One of these processes is called the “get out of the building” approach. Lean startups go out and ask potential users, purchasers, and partners for feedback on all aspects of the business model, including product features, pricing, distribution channels, and affordable customer acquisition strategies.
Talking to customers seems simple, but most startup founders find it’s one of the hardest things they have to do. Many founders believe that such talk is a waste of time; they are convinced that they already understand a customer’s problem and only need to spend their time building a solution. But the data proves that belief is almost always wrong. To make products that people want and will use, founders first need to validate the problem/need, then validate their solution solves that problem (i.e., finding product/market fit). Finally, to have a better chance of a viable enterprise, they need to test all the other hypotheses in their business/mission model (pricing, demand creation, revenue, costs, etc.)

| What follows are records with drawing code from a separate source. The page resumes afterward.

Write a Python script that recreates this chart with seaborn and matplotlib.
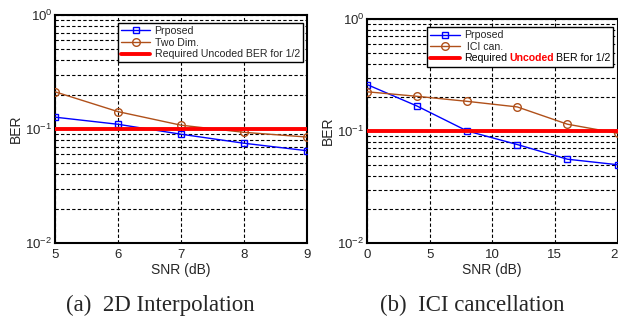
import numpy as np
import pandas as pd
import matplotlib
matplotlib.use("Agg")
import matplotlib.pyplot as plt
import seaborn as sns
from matplotlib.offsetbox import TextArea, HPacker
from matplotlib.ticker import LogLocator, FixedLocator

# ---- data ----
snr_a = [5, 6, 7, 8, 9]
proposed_a = [0.127, 0.110, 0.090, 0.075, 0.0645]
twodim_a = [0.212, 0.142, 0.108, 0.0935, 0.085]

snr_b = [0, 4, 8, 12, 16, 20]
proposed_b = [0.26, 0.167, 0.100, 0.0757, 0.056, 0.050]
ici_b = [0.224, 0.204, 0.184, 0.164, 0.115, 0.0955]

required_ber = [0.1]

labels_a = ["Prposed", "Two Dim.", "Required Uncoded BER for 1/2"]
labels_b = ["Prposed", " ICI can.", "Required Uncoded BER for 1/2"]
xticks_a = [5, 6, 7, 8, 9]
xticks_b = [0, 5, 10, 15, 20]
captions = ["(a)  2D Interpolation", "(b)  ICI cancellation"]

sns.set_style("white")
plt.rcParams["font.family"] = ["Liberation Sans", "DejaVu Sans"]
plt.rcParams["mathtext.fontset"] = "custom"
plt.rcParams["mathtext.rm"] = "Liberation Sans"
plt.rcParams["mathtext.it"] = "Liberation Sans"

BLUE = "#0000ff"
BROWN = "#b0501a"
RED = "#ff0000"
LEGFS = 7.6

fig = plt.figure(figsize=(6.18, 3.22), dpi=100)
ax_a = fig.add_axes([55 / 618, 79 / 322, 252 / 618, 228 / 322])
ax_b = fig.add_axes([367 / 618, 79 / 322, 250.5 / 618, 224 / 322])


def style_axes(ax, xlim, xticks):
    ax.set_yscale("log")
    ax.set_ylim(1e-2, 1)
    ax.set_xlim(*xlim)
    ax.set_xticks(xticks)
    ax.yaxis.set_major_locator(FixedLocator([1e-2, 1e-1, 1]))
    ax.yaxis.set_minor_locator(LogLocator(base=10, subs=np.arange(2, 10)))
    ax.set_yticklabels([r"$\mathregular{10^{-2}}$", r"$\mathregular{10^{-1}}$", r"$\mathregular{10^{0}}$"])
    ax.grid(True, which="major", axis="both", color="black", linestyle=(0, (3, 2)), linewidth=0.8)
    ax.grid(True, which="minor", axis="y", color="black", linestyle=(0, (3, 2)), linewidth=0.8)
    ax.tick_params(axis="both", which="both", direction="in", length=2, labelsize=9.5, pad=2, color="black")
    ax.tick_params(axis="x", which="major", pad=4)
    ax.tick_params(axis="y", which="minor", length=1)
    for s in ax.spines.values():
        s.set_color("black")
        s.set_linewidth(1.5)
    ax.set_xlabel("SNR (dB)", fontsize=10, labelpad=2)
    ax.set_ylabel("BER", fontsize=10, labelpad=2)


def draw_panel(ax, x, y1, y2, labels):
    df1 = pd.DataFrame({"x": x, "y": y1})
    df2 = pd.DataFrame({"x": x, "y": y2})
    sns.lineplot(data=df1, x="x", y="y", ax=ax, color=BLUE, marker="s", markersize=5,
                 markerfacecolor="none", markeredgecolor=BLUE, markeredgewidth=1,
                 linewidth=1, label=labels[0], zorder=3)
    sns.lineplot(data=df2, x="x", y="y", ax=ax, color=BROWN, marker="o", markersize=5.5,
                 markerfacecolor="none", markeredgecolor=BROWN, markeredgewidth=1,
                 linewidth=1, label=labels[1], zorder=3)
    ax.axhline(required_ber[0], color=RED, linewidth=2.8, label=labels[2], zorder=4)


draw_panel(ax_a, snr_a, proposed_a, twodim_a, labels_a)
draw_panel(ax_b, snr_b, proposed_b, ici_b, labels_b)
style_axes(ax_a, (5, 9), xticks_a)
style_axes(ax_b, (0, 20), xticks_b)


def make_legend(ax, anchor, colored):
    leg = ax.legend(loc="upper right", bbox_to_anchor=anchor, fontsize=LEGFS, frameon=True,
                    fancybox=False, edgecolor="black", framealpha=1, borderpad=0.3,
                    labelspacing=0.15, handlelength=2.8, handletextpad=0.4, borderaxespad=0)
    leg.get_frame().set_linewidth(1.0)
    if colored:
        for col in leg._legend_handle_box.get_children():
            for row in col.get_children():
                kids = row.get_children()
                if len(kids) == 2 and isinstance(kids[1], TextArea) and \
                        kids[1].get_text().startswith("Required"):
                    tp = dict(fontsize=LEGFS, color="black")
                    pack = HPacker(children=[
                        TextArea("Required", textprops=tp),
                        TextArea("Uncoded", textprops=dict(fontsize=LEGFS, color=RED, fontweight="bold")),
                        TextArea("BER for 1/2", textprops=tp),
                    ], pad=0, sep=1.6, align="baseline")
                    pack.set_figure(ax.figure)
                    row._children[1] = pack
    return leg


make_legend(ax_a, (0.984, 0.965), False)
make_legend(ax_b, (0.984, 0.964), True)

fig.text(160 / 618, 1 - 305 / 322, captions[0], ha="center", va="center",
         fontsize=16.5, family="Liberation Serif")
fig.text(472 / 618, 1 - 305 / 322, captions[1], ha="center", va="center",
         fontsize=16.5, family="Liberation Serif")

fig.savefig("out.png", dpi=100)
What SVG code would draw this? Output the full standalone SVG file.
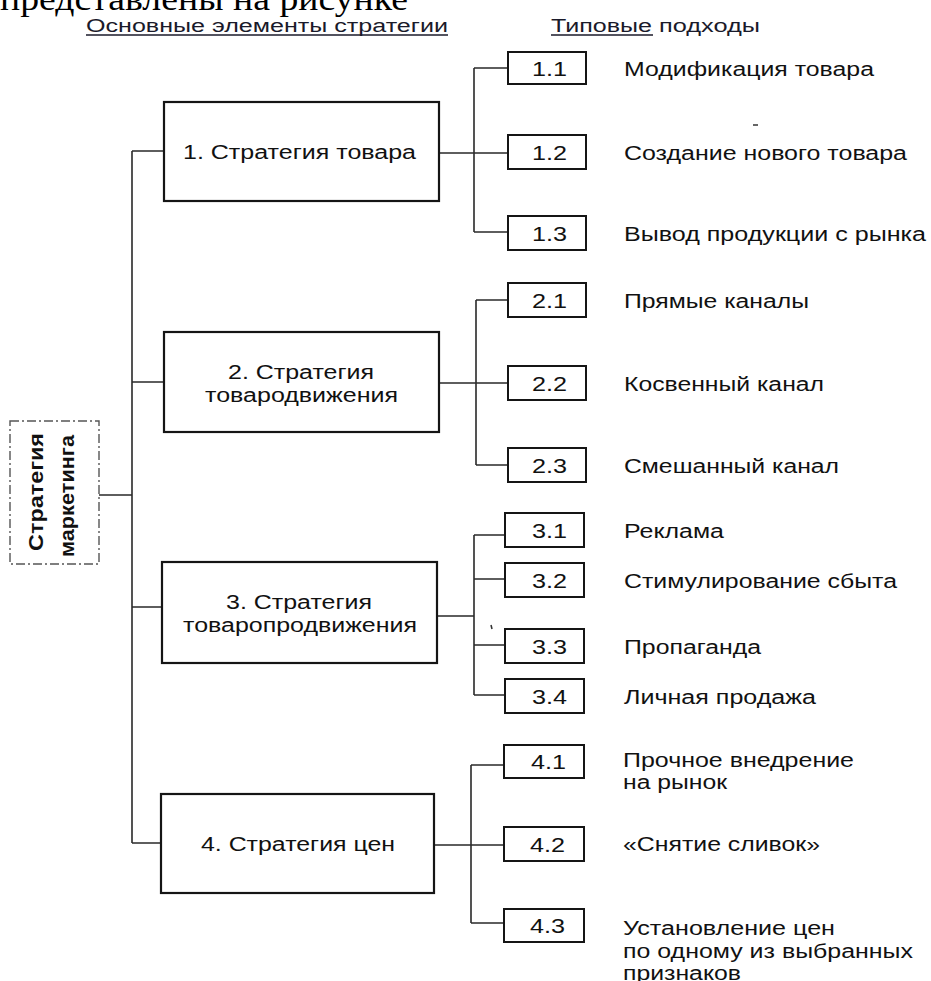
<svg xmlns="http://www.w3.org/2000/svg" width="931" height="981" viewBox="0 0 931 981">
<style>
.box{fill:#fff;stroke:#151515;stroke-width:2.2}
.sub{fill:#fff;stroke:#151515;stroke-width:2}
.root{fill:#fff;stroke:#555;stroke-width:1.4;stroke-dasharray:9 3 2 3}
.conn{fill:none;stroke:#2a2a2a;stroke-width:1.6}
.t{font-family:"Liberation Sans",Arial,sans-serif;font-size:20px;fill:#111}
.num{font-family:"Liberation Sans",Arial,sans-serif;font-size:20px;fill:#111}
.hdr{font-family:"Liberation Sans",Arial,sans-serif;font-size:18px;fill:#1a1a2a}
.rt{font-family:"Liberation Sans",Arial,sans-serif;font-size:20px;font-weight:bold;fill:#111}
.serif{font-family:"Liberation Serif","Times New Roman",serif;font-size:34px;fill:#000}
.ul{stroke:#1a1a2a;stroke-width:1.3}
.speck{fill:none;stroke:#333;stroke-width:1.5}
</style>

<text class="serif" x="0" y="10" textLength="408" lengthAdjust="spacingAndGlyphs">представлены на рисунке</text>

<g id="headers">
<text class="hdr" x="86" y="32" textLength="362" lengthAdjust="spacingAndGlyphs">Основные элементы стратегии</text>
<line class="ul" x1="86" y1="35" x2="448" y2="35"/>
<text class="hdr" x="551" y="32" textLength="101" lengthAdjust="spacingAndGlyphs">Типовые</text>
<text class="hdr" x="659" y="32" textLength="101" lengthAdjust="spacingAndGlyphs">подходы</text>
<line class="ul" x1="551" y1="35" x2="653" y2="35"/>
</g>

<g id="connectors">
<path class="conn" d="M132,151 V843 M99,495 H132 M132,151 H164 M132,382 H164 M132,607 H162 M132,843 H161"/>
<path class="conn" d="M439,153 H508 M474,68 V232 M474,68 H508 M474,232 H508"/>
<path class="conn" d="M439,383 H508 M476,300 V465 M476,300 H508 M476,465 H508"/>
<path class="conn" d="M437,616 H474 M474,535 V695 M474,535 H505 M474,579 H505 M474,645 H505 M474,695 H505"/>
<path class="conn" d="M434,845 H504 M471,765 V923 M471,765 H504 M471,923 H504"/>
</g>

<g id="root">
<rect class="root" x="10" y="421" width="89" height="143"/>
<text class="rt" transform="translate(43,492) rotate(-90)" x="-59" y="0" textLength="118" lengthAdjust="spacingAndGlyphs">Стратегия</text>
<text class="rt" transform="translate(74,496) rotate(-90)" x="-61" y="0" textLength="122" lengthAdjust="spacingAndGlyphs">маркетинга</text>
</g>

<g id="s1">
<rect class="box" x="164" y="102" width="275" height="99"/>
<text class="t" x="183" y="159" textLength="233" lengthAdjust="spacingAndGlyphs">1. Стратегия товара</text>
</g>
<g id="s2">
<rect class="box" x="164" y="332" width="275" height="100"/>
<text class="t" x="228" y="379" textLength="146" lengthAdjust="spacingAndGlyphs">2. Стратегия</text>
<text class="t" x="205" y="402" textLength="193" lengthAdjust="spacingAndGlyphs">товародвижения</text>
</g>
<g id="s3">
<rect class="box" x="162" y="562" width="275" height="101"/>
<text class="t" x="226" y="609" textLength="146" lengthAdjust="spacingAndGlyphs">3. Стратегия</text>
<text class="t" x="183" y="632" textLength="234" lengthAdjust="spacingAndGlyphs">товаропродвижения</text>
</g>
<g id="s4">
<rect class="box" x="161" y="794" width="273" height="99"/>
<text class="t" x="201" y="851" textLength="194" lengthAdjust="spacingAndGlyphs">4. Стратегия цен</text>
</g>

<g id="n11"><rect class="sub" x="508" y="52" width="78" height="32"/><text class="num" x="532" y="76" textLength="35" lengthAdjust="spacingAndGlyphs">1.1</text><text class="t" x="624" y="76" textLength="250" lengthAdjust="spacingAndGlyphs">Модификация товара</text></g>
<g id="n12"><rect class="sub" x="508" y="135" width="78" height="34"/><text class="num" x="532" y="160" textLength="35" lengthAdjust="spacingAndGlyphs">1.2</text><text class="t" x="624" y="160" textLength="283" lengthAdjust="spacingAndGlyphs">Создание нового товара</text></g>
<g id="n13"><rect class="sub" x="508" y="216" width="78" height="34"/><text class="num" x="532" y="241" textLength="35" lengthAdjust="spacingAndGlyphs">1.3</text><text class="t" x="624" y="241" textLength="302" lengthAdjust="spacingAndGlyphs">Вывод продукции с рынка</text></g>

<g id="n21"><rect class="sub" x="508" y="283" width="78" height="34"/><text class="num" x="532" y="308" textLength="35" lengthAdjust="spacingAndGlyphs">2.1</text><text class="t" x="624" y="308" textLength="185" lengthAdjust="spacingAndGlyphs">Прямые каналы</text></g>
<g id="n22"><rect class="sub" x="508" y="366" width="78" height="34"/><text class="num" x="532" y="391" textLength="35" lengthAdjust="spacingAndGlyphs">2.2</text><text class="t" x="624" y="391" textLength="200" lengthAdjust="spacingAndGlyphs">Косвенный канал</text></g>
<g id="n23"><rect class="sub" x="508" y="448" width="78" height="34"/><text class="num" x="532" y="473" textLength="35" lengthAdjust="spacingAndGlyphs">2.3</text><text class="t" x="624" y="473" textLength="215" lengthAdjust="spacingAndGlyphs">Смешанный канал</text></g>

<g id="n31"><rect class="sub" x="505" y="513" width="79" height="34"/><text class="num" x="532" y="538" textLength="35" lengthAdjust="spacingAndGlyphs">3.1</text><text class="t" x="624" y="538" textLength="100" lengthAdjust="spacingAndGlyphs">Реклама</text></g>
<g id="n32"><rect class="sub" x="505" y="563" width="79" height="34"/><text class="num" x="532" y="588" textLength="35" lengthAdjust="spacingAndGlyphs">3.2</text><text class="t" x="624" y="588" textLength="273" lengthAdjust="spacingAndGlyphs">Стимулирование сбыта</text></g>
<g id="n33"><rect class="sub" x="505" y="629" width="79" height="34"/><text class="num" x="532" y="654" textLength="35" lengthAdjust="spacingAndGlyphs">3.3</text><text class="t" x="624" y="654" textLength="137" lengthAdjust="spacingAndGlyphs">Пропаганда</text></g>
<g id="n34"><rect class="sub" x="505" y="679" width="79" height="34"/><text class="num" x="532" y="704" textLength="35" lengthAdjust="spacingAndGlyphs">3.4</text><text class="t" x="624" y="704" textLength="192" lengthAdjust="spacingAndGlyphs">Личная продажа</text></g>

<g id="n41"><rect class="sub" x="504" y="745" width="80" height="33"/><text class="num" x="531" y="769" textLength="35" lengthAdjust="spacingAndGlyphs">4.1</text><text class="t" x="623" y="767" textLength="231" lengthAdjust="spacingAndGlyphs">Прочное внедрение</text><text class="t" x="623" y="789" textLength="104" lengthAdjust="spacingAndGlyphs">на рынок</text></g>
<g id="n42"><rect class="sub" x="504" y="827" width="80" height="34"/><text class="num" x="530" y="852" textLength="35" lengthAdjust="spacingAndGlyphs">4.2</text><text class="t" x="623" y="851" textLength="197" lengthAdjust="spacingAndGlyphs">«Снятие сливок»</text></g>
<g id="n43"><rect class="sub" x="504" y="909" width="80" height="33"/><text class="num" x="530" y="933" textLength="35" lengthAdjust="spacingAndGlyphs">4.3</text><text class="t" x="623" y="935" textLength="212" lengthAdjust="spacingAndGlyphs">Установление цен</text><text class="t" x="623" y="958" textLength="290" lengthAdjust="spacingAndGlyphs">по одному из выбранных</text><text class="t" x="623" y="980" textLength="118" lengthAdjust="spacingAndGlyphs">признаков</text></g>

<g id="scan-marks">
<path class="speck" d="M753,125 H758"/>
<path class="speck" d="M491,625 L492,629"/>
</g>
</svg>
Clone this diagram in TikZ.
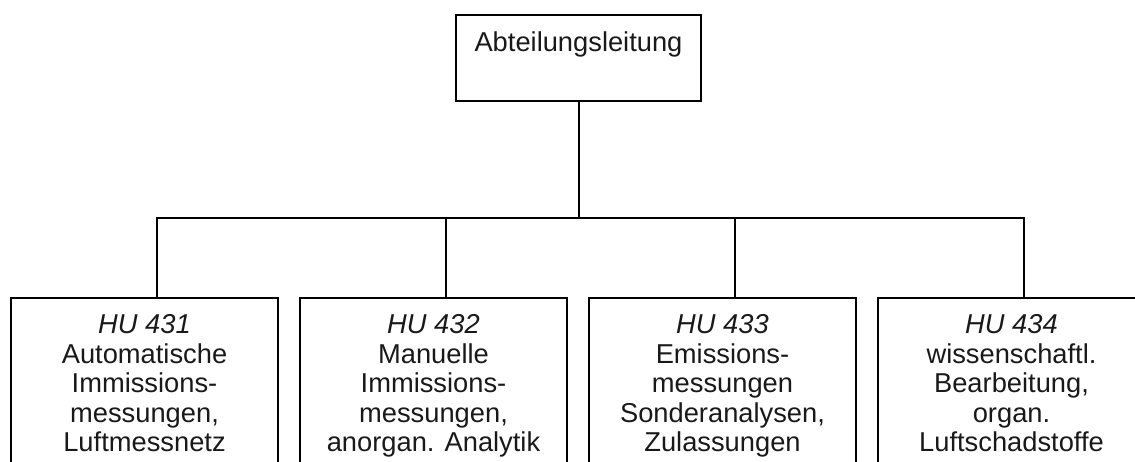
\documentclass[tikz,border=0pt]{standalone}
\usepackage{fontspec}
\setmainfont{Liberation Sans}
\usetikzlibrary{positioning}
\begin{document}
\begin{tikzpicture}[x=1pt,y=-1pt,line width=2pt,
    unit/.style={draw,rectangle,minimum width=267pt,minimum height=200pt,anchor=north,inner sep=0pt},
    unittext/.style={anchor=north,align=center,inner sep=0pt,text=black!90,font=\fontsize{27.3}{29.6}\selectfont}]
    % Rahmen
    \useasboundingbox (0,0) rectangle (1135,461);
    \clip (0,0) rectangle (1135,461);

    % Abteilungsleitung
    \node[draw,minimum width=245pt,minimum height=86pt,anchor=north,inner sep=0pt] (lead) at (578.5,14) {};
    \node[unittext,below=16.5pt of lead.north] (leadtext) {Abteilungsleitung};

    % Hauptabteilungen
    \node[unit] (hu1) at (144.5,297) {};
    \node[unit] (hu2) at (433.5,297) {};
    \node[unit] (hu3) at (722.5,297) {};
    \node[unit] (hu4) at (1011.5,297) {};

    % Texte
    \node[unittext,below=16.5pt of hu1.north] (hu1text) {\textit{HU 431}\\Automatische\\Immissions-\\messungen,\\Luftmessnetz};
    \node[unittext,below=16.5pt of hu2.north] (hu2text) {\textit{HU 432}\\Manuelle\\Immissions-\\messungen,\\anorgan. Analytik};
    \node[unittext,below=16.5pt of hu3.north] (hu3text) {\textit{HU 433}\\Emissions-\\messungen\\Sonderanalysen,\\Zulassungen};
    \node[unittext,below=16.5pt of hu4.north] (hu4text) {\textit{HU 434}\\wissenschaftl.\\Bearbeitung,\\organ.\\Luftschadstoffe};

    % Verbindungen
    \coordinate[below=116pt of lead.south] (fork);
    \draw (lead.south) -- (fork);
    \draw ([xshift=12.5pt]hu1.north) |- (fork) -| ([xshift=12.5pt]hu4.north);
    \draw ([xshift=12.5pt]hu2.north) -- ([xshift=12.5pt]hu2.north |- fork);
    \draw ([xshift=12.5pt]hu3.north) -- ([xshift=12.5pt]hu3.north |- fork);
\end{tikzpicture}
\end{document}
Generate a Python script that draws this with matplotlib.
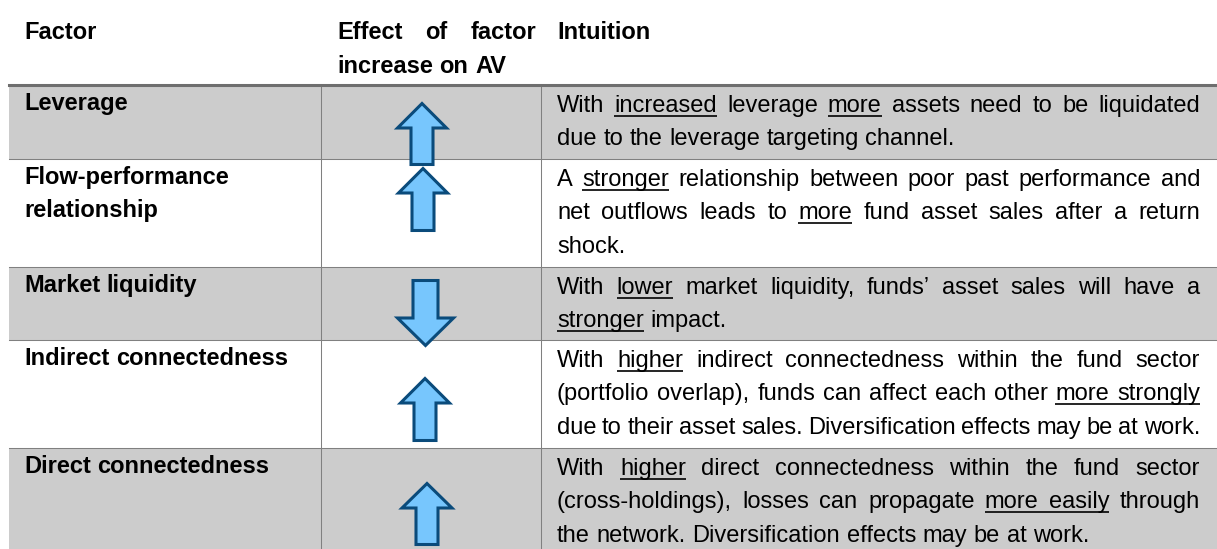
import matplotlib.pyplot as plt
from matplotlib.patches import Polygon, Rectangle

plt.rcParams['font.family'] = ['Liberation Sans', 'DejaVu Sans']

FONT_SIZE = 17

## table content
header_factor = "Factor"
header_effect = ["Effect of factor", "increase on AV"]
header_intuition = "Intuition"

factors = [["Leverage"],
           ["Flow-performance", "relationship"],
           ["Market liquidity"],
           ["Indirect connectedness"],
           ["Direct connectedness"]]

effects = ["up", "up", "down", "up", "up"]

# words between underscores are underlined
intuition = [
    ["With _increased_ leverage _more_ assets need to be liquidated",
     "due to the leverage targeting channel."],
    ["A _stronger_ relationship between poor past performance and",
     "net outflows leads to _more_ fund asset sales after a return",
     "shock."],
    ["With _lower_ market liquidity, funds\u2019 asset sales will have a",
     "_stronger_ impact."],
    ["With _higher_ indirect connectedness within the fund sector",
     "(portfolio overlap), funds can affect each other _more_ _strongly_",
     "due to their asset sales. Diversification effects may be at work."],
    ["With _higher_ direct connectedness within the fund sector",
     "(cross-holdings), losses can propagate _more_ _easily_ through",
     "the network. Diversification effects may be at work."],
]

shaded = [True, False, True, False, True]

## layout in pixels
W, H = 1217, 549
row_edges = [85, 159, 267, 340, 448, 549]
col_lines = [320.5, 541]
table_left = 9
text_x = [24, 337, 557]
text_right = 1200
effect_right = 536
first_line = 27      # baseline offset of the first line below the row top
line_step = 33.3
header_base = [39, 73]
arrow_cx = [422, 423, 425.5, 425, 427]
arrow_top = [102, 167, 279, 377, 482]
# length, head length, head width, shaft width (outer size)
arrow_size = [(64, 26, 52, 25), (65, 26, 52, 25), (68, 29, 59, 28),
              (65, 26, 52, 25), (64, 26, 53, 25)]

ARROW_FILL = '#77c6fd'
ARROW_EDGE = '#0a4b7b'
GREY = '#cccccc'
LINE = '#808080'


def word_width(ax, renderer, word, weight):
    t = ax.text(0, 0, word, fontsize=FONT_SIZE, weight=weight)
    w = t.get_window_extent(renderer).width
    t.remove()
    return w


def draw_line(ax, renderer, line, x0, y, weight='normal', width=None, last=True):
    words = line.split(' ')
    flags = [w.startswith('_') and w.endswith('_') and len(w) > 2 for w in words]
    words = [w[1:-1] if f else w for w, f in zip(words, flags)]
    widths = [word_width(ax, renderer, w, weight) for w in words]
    space = word_width(ax, renderer, 'x x', weight) - word_width(ax, renderer, 'xx', weight)
    gap = space
    if width is not None and len(words) > 1:
        just = (width - sum(widths)) / (len(words) - 1)
        gap = min(space, just) if last else just
    x = x0
    for i, (w, wd, f) in enumerate(zip(words, widths, flags)):
        ax.text(x, y, w, fontsize=FONT_SIZE, weight=weight, va='baseline', ha='left', color='black')
        if f:
            x_end = x + wd
            if i + 1 < len(words) and flags[i + 1]:
                x_end += gap
            ax.plot([x, x_end], [y + 3.5, y + 3.5], color='black', lw=1.2, solid_capstyle='butt')
        x += wd + gap


def arrow_points(cx, top, size, direction):
    L, hl, hw, sw = size
    s = 1.5  # half of the outline width
    pts = [(cx, top + s),
           (cx + hw / 2 - s, top + hl),
           (cx + sw / 2 - s, top + hl),
           (cx + sw / 2 - s, top + L - s),
           (cx - sw / 2 + s, top + L - s),
           (cx - sw / 2 + s, top + hl),
           (cx - hw / 2 + s, top + hl)]
    if direction == 'down':
        pts = [(px, 2 * top + L - py) for px, py in pts]
    return pts


def main():
    fig = plt.figure(figsize=(W / 100, H / 100), dpi=100)
    ax = fig.add_axes([0, 0, 1, 1])
    ax.set_xlim(0, W)
    ax.set_ylim(H, 0)
    ax.axis('off')
    renderer = fig.canvas.get_renderer()

    # shaded rows
    for i, sh in enumerate(shaded):
        if sh:
            ax.add_patch(Rectangle((table_left, row_edges[i]), W - table_left,
                                   row_edges[i + 1] - row_edges[i], color=GREY, lw=0, zorder=0))

    # grid lines
    for y in row_edges[1:-1]:
        ax.plot([table_left, W], [y, y], color=LINE, lw=0.75, zorder=1)
    for x in col_lines:
        ax.plot([x, x], [row_edges[0], H], color=LINE, lw=0.75, zorder=1)
    ax.plot([table_left, W], [row_edges[0], row_edges[0]], color='#6e6e6e', lw=2.2, zorder=2)

    # header
    draw_line(ax, renderer, header_factor, text_x[0], header_base[0], weight='bold')
    draw_line(ax, renderer, header_effect[0], text_x[1], header_base[0], weight='bold',
              width=effect_right - text_x[1], last=False)
    draw_line(ax, renderer, header_effect[1], text_x[1], header_base[1], weight='bold')
    draw_line(ax, renderer, header_intuition, text_x[2], header_base[0], weight='bold')

    # body
    for i in range(len(factors)):
        top = row_edges[i]
        for j, name in enumerate(factors[i]):
            draw_line(ax, renderer, name, text_x[0], top + first_line - 2 + j * line_step, weight='bold')
        lines = intuition[i]
        for j, line in enumerate(lines):
            draw_line(ax, renderer, line, text_x[2], top + first_line + j * line_step,
                      width=text_right - text_x[2], last=(j == len(lines) - 1))
        ax.add_patch(Polygon(arrow_points(arrow_cx[i], arrow_top[i], arrow_size[i], effects[i]),
                             closed=True, facecolor=ARROW_FILL, edgecolor=ARROW_EDGE,
                             lw=2.2, joinstyle='miter', zorder=5))

    fig.savefig('out.png', dpi=100)


if __name__ == '__main__':
    main()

Becoming comfortable with customer conversations is essential. The objective is not to ask them what they want but determine their unmet needs or blind spots. Understanding a problem better than your customers is incredibly powerful. As noted by Ash Maurya, “when you can articulate a problem more clearly than your customers, they automatically assume that you must also have a solution. So, they pay more attention to you and share even more. This helps in further prioritizing the obstacles that stand in the way of their desired outcomes and allows you to build a solution that fits.”
The key is to focus on learning, not pitching. A pitch is based on knowing the right product for the customer or Problem/Solution Fit. And that requires adopting a learning mindset to identify and understand the right customer problem. After setting the context, let the customer do most of the talking. It’s unnecessary to know all of the answers, and every customer interaction turns into an opportunity for learning.